Records with drawing code
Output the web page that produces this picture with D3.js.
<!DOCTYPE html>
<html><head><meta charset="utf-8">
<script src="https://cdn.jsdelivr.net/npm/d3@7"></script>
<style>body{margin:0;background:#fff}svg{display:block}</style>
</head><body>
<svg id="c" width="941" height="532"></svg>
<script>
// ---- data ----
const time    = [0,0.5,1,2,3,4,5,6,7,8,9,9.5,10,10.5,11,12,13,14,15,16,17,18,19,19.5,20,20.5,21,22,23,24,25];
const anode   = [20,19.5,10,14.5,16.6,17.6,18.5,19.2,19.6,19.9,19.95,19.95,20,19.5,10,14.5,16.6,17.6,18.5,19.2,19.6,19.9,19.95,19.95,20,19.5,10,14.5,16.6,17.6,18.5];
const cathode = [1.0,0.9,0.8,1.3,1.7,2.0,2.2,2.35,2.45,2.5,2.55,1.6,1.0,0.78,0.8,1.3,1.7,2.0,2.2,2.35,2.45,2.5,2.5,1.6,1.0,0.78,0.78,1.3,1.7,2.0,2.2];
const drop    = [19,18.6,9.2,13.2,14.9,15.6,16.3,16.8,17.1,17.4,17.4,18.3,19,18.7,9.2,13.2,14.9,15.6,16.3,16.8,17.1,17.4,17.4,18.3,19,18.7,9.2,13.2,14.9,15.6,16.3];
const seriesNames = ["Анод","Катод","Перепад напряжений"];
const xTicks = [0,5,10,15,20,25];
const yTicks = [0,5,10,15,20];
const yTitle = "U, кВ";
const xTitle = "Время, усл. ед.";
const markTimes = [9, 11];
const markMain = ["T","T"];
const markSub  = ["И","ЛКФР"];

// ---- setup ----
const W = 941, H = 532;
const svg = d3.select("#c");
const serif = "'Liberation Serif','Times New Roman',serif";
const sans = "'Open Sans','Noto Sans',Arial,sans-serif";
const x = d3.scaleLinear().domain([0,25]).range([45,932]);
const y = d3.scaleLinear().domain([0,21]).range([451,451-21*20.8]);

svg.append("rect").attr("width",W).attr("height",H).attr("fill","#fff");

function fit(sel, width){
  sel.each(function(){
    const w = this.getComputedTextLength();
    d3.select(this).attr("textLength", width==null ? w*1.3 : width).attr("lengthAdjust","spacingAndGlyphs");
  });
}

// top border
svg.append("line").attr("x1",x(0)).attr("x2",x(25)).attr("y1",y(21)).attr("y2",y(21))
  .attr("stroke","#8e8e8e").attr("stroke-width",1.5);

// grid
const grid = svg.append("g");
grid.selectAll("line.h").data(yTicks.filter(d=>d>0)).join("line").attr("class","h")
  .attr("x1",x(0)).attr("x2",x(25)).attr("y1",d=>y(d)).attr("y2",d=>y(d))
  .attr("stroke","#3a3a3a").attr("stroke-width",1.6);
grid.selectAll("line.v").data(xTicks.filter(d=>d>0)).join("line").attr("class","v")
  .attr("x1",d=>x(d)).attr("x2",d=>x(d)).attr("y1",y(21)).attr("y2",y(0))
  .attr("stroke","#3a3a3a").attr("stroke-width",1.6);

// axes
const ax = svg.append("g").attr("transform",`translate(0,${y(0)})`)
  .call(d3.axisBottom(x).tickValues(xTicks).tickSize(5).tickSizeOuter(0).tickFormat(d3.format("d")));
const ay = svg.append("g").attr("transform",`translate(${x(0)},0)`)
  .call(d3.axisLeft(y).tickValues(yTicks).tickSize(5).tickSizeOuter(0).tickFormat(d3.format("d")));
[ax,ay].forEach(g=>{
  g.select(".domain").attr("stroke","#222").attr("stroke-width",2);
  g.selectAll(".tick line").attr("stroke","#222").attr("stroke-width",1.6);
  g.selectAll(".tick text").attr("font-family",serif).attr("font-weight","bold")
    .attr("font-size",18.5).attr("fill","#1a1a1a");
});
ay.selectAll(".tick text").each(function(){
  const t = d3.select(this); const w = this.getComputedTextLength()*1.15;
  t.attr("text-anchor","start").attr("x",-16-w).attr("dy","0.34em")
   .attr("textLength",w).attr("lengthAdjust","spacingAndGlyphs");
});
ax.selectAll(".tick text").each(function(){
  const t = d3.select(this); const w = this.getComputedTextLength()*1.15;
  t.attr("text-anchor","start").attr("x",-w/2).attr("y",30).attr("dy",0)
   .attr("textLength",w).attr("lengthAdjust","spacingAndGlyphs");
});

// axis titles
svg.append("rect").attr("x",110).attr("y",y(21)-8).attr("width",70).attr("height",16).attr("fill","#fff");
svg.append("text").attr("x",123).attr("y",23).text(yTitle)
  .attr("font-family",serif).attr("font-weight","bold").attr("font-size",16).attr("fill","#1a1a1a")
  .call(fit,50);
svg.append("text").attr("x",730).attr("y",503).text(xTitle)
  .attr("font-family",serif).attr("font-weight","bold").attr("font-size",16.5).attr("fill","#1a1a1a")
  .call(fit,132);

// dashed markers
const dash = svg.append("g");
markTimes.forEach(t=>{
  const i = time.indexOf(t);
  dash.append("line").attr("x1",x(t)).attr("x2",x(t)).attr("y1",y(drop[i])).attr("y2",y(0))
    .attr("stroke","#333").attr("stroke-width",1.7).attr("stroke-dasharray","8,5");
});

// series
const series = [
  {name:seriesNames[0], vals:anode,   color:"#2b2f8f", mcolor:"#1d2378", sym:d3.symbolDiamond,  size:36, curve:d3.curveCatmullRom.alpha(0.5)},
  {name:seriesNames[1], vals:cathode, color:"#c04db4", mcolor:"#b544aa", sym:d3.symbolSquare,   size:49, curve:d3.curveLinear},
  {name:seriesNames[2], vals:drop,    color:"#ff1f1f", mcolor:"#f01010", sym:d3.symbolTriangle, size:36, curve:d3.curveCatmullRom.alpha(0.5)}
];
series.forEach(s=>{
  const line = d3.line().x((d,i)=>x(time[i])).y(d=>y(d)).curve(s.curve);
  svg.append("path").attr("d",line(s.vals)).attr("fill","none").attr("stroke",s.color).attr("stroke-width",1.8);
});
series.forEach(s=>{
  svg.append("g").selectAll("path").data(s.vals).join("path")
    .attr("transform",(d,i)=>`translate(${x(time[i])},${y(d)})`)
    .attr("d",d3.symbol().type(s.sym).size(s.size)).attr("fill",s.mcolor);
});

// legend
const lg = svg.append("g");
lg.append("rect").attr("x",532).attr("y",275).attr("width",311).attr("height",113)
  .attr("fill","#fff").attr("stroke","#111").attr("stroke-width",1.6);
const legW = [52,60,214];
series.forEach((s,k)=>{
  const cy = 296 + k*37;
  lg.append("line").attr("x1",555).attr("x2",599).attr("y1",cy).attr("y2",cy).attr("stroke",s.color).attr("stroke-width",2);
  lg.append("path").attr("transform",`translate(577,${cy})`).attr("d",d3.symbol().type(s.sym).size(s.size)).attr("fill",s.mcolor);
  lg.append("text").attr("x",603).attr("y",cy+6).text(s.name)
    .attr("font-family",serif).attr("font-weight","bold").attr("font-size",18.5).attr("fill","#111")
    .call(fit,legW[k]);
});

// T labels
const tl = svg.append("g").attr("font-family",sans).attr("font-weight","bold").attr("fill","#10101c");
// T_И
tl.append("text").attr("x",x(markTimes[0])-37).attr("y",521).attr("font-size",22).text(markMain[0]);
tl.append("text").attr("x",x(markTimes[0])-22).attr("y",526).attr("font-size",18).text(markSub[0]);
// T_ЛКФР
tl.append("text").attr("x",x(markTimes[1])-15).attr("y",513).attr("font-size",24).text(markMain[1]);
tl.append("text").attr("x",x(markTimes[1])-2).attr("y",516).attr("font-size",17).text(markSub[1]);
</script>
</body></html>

...

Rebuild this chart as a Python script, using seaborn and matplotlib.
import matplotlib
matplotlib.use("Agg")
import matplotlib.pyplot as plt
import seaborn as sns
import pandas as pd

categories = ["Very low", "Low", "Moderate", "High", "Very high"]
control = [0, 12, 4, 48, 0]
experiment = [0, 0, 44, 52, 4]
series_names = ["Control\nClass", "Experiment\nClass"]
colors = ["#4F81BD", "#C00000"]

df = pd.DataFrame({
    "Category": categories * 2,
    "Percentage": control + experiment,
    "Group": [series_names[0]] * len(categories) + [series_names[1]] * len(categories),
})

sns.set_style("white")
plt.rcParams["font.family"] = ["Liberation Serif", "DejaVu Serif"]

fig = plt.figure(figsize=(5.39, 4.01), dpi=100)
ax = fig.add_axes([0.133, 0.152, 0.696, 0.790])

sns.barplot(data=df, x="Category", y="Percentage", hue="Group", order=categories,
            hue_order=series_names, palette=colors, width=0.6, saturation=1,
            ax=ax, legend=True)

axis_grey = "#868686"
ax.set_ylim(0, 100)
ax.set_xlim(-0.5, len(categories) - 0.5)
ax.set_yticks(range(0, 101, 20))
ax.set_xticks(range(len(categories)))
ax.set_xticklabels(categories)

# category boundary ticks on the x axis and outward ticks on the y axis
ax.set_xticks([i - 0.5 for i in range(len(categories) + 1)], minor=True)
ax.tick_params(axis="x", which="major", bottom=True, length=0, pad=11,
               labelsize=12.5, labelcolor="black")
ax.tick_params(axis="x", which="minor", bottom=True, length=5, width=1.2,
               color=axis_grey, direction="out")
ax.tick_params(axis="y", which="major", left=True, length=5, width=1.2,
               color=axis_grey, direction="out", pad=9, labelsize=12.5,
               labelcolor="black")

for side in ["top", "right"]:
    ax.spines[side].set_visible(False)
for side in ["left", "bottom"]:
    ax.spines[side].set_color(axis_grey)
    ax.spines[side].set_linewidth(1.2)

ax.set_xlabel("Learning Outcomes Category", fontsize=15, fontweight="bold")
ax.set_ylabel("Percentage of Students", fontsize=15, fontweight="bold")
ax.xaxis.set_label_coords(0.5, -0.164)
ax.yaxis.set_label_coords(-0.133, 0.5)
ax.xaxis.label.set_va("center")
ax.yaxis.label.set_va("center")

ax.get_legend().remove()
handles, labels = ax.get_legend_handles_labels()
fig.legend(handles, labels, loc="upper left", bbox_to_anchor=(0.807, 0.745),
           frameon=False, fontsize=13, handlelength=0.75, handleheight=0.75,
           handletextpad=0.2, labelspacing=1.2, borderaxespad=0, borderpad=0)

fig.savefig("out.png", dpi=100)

==

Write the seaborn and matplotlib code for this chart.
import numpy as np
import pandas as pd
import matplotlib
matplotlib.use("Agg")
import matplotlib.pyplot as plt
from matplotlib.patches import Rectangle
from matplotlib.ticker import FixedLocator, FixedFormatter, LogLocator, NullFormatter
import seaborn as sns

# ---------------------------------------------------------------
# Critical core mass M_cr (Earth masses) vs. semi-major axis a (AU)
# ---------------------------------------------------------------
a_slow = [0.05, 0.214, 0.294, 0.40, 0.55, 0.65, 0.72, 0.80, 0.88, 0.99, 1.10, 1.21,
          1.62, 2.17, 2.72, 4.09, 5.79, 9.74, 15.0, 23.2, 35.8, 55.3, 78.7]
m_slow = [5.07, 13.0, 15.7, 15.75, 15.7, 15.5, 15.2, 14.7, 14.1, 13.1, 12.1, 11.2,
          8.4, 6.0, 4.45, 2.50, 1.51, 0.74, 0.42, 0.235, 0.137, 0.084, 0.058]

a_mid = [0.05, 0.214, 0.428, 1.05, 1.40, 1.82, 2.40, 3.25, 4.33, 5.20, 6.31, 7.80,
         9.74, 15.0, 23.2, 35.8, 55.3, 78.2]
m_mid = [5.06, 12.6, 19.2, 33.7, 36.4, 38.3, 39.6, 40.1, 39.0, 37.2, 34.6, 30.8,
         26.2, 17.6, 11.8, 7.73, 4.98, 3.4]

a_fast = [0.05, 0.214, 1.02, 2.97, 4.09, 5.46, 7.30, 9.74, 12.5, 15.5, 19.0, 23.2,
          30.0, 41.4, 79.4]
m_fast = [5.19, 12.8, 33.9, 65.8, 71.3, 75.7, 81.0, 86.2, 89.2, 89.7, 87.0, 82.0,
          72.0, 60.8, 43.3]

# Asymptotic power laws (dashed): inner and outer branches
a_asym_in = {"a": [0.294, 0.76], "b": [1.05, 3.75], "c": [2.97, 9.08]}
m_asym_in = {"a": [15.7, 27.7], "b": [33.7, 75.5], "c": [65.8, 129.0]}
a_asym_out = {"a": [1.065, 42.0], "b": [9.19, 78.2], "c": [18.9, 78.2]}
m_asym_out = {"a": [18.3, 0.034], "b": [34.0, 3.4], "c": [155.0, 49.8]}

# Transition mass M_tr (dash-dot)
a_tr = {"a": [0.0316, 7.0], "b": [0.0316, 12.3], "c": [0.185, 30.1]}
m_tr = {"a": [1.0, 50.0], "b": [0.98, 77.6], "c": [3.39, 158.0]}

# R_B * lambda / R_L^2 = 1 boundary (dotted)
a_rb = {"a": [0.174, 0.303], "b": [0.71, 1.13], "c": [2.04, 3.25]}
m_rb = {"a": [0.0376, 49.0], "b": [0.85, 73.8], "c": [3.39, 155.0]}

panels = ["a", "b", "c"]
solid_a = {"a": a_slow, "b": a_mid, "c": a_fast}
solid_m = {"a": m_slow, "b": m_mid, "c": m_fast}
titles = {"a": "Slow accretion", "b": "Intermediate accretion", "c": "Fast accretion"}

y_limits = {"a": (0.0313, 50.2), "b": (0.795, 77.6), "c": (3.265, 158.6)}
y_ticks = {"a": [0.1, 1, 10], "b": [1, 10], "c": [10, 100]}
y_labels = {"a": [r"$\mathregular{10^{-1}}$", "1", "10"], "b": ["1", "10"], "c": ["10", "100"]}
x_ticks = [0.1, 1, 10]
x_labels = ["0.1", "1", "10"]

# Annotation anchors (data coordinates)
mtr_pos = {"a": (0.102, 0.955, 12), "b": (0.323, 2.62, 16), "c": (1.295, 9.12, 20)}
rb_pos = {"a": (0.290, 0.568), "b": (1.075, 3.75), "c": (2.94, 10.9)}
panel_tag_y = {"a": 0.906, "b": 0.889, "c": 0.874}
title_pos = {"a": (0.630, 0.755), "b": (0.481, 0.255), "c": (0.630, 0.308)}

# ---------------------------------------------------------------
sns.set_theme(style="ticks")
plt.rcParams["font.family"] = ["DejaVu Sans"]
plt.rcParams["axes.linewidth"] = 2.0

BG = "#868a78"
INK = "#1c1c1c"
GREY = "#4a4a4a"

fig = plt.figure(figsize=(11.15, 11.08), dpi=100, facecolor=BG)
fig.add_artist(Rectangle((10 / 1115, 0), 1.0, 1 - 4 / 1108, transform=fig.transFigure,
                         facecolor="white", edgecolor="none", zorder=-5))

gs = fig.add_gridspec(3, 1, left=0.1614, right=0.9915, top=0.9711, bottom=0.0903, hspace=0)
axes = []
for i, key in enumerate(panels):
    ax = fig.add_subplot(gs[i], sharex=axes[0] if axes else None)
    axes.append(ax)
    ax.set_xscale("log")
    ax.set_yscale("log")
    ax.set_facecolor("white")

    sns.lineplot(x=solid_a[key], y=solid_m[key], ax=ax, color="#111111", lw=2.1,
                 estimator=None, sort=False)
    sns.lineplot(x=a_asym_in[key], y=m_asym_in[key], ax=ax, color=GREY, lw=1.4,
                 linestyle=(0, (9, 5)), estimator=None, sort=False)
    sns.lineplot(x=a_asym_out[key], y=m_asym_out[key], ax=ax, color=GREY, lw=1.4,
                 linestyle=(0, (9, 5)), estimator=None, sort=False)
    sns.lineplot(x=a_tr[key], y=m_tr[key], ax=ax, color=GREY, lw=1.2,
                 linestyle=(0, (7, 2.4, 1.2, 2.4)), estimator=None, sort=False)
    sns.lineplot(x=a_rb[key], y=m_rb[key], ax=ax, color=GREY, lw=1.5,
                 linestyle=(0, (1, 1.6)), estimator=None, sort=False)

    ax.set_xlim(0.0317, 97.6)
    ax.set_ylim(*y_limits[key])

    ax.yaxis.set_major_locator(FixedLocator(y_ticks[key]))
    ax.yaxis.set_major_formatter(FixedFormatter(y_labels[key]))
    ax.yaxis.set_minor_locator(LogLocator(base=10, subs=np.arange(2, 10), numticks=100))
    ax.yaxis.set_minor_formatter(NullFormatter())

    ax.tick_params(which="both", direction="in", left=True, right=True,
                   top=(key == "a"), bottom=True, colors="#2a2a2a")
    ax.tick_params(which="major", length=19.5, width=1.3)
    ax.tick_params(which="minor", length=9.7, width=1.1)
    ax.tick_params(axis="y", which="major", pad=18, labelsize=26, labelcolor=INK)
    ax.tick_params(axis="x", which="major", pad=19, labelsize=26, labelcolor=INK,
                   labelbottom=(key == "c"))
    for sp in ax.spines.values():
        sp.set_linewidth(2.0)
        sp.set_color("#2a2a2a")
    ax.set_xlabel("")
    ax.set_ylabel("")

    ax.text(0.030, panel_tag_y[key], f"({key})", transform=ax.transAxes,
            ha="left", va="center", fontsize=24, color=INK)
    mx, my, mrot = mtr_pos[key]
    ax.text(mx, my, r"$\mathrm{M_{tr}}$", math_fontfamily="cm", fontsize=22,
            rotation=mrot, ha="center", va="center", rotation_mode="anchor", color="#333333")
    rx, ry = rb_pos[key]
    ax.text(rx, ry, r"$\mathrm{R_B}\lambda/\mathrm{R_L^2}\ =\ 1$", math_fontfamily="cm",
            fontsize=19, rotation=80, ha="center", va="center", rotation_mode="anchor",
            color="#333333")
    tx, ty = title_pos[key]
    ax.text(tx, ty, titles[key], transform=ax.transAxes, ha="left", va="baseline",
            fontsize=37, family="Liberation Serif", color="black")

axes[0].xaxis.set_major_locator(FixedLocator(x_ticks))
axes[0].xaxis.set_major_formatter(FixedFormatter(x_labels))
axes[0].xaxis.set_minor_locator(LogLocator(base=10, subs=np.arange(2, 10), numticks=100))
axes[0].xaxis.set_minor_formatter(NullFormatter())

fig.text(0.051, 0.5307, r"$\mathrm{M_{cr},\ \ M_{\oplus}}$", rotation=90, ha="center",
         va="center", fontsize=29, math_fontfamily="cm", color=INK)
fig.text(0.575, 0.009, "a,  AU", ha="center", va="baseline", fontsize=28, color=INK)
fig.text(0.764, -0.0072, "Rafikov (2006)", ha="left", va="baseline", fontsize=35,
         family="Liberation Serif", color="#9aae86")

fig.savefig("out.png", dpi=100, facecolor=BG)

* Exercise details
Print, from the entries above, the line with "Write the seaborn", the line with "72.0, 60.8, 43.3]" and all lines between them, exactly and with nothing else.

* Expected answer
Write the seaborn and matplotlib code for this chart.
import numpy as np
import pandas as pd
import matplotlib
matplotlib.use("Agg")
import matplotlib.pyplot as plt
from matplotlib.patches import Rectangle
from matplotlib.ticker import FixedLocator, FixedFormatter, LogLocator, NullFormatter
import seaborn as sns

# ---------------------------------------------------------------
# Critical core mass M_cr (Earth masses) vs. semi-major axis a (AU)
# ---------------------------------------------------------------
a_slow = [0.05, 0.214, 0.294, 0.40, 0.55, 0.65, 0.72, 0.80, 0.88, 0.99, 1.10, 1.21,
          1.62, 2.17, 2.72, 4.09, 5.79, 9.74, 15.0, 23.2, 35.8, 55.3, 78.7]
m_slow = [5.07, 13.0, 15.7, 15.75, 15.7, 15.5, 15.2, 14.7, 14.1, 13.1, 12.1, 11.2,
          8.4, 6.0, 4.45, 2.50, 1.51, 0.74, 0.42, 0.235, 0.137, 0.084, 0.058]

a_mid = [0.05, 0.214, 0.428, 1.05, 1.40, 1.82, 2.40, 3.25, 4.33, 5.20, 6.31, 7.80,
         9.74, 15.0, 23.2, 35.8, 55.3, 78.2]
m_mid = [5.06, 12.6, 19.2, 33.7, 36.4, 38.3, 39.6, 40.1, 39.0, 37.2, 34.6, 30.8,
         26.2, 17.6, 11.8, 7.73, 4.98, 3.4]

a_fast = [0.05, 0.214, 1.02, 2.97, 4.09, 5.46, 7.30, 9.74, 12.5, 15.5, 19.0, 23.2,
          30.0, 41.4, 79.4]
m_fast = [5.19, 12.8, 33.9, 65.8, 71.3, 75.7, 81.0, 86.2, 89.2, 89.7, 87.0, 82.0,
          72.0, 60.8, 43.3]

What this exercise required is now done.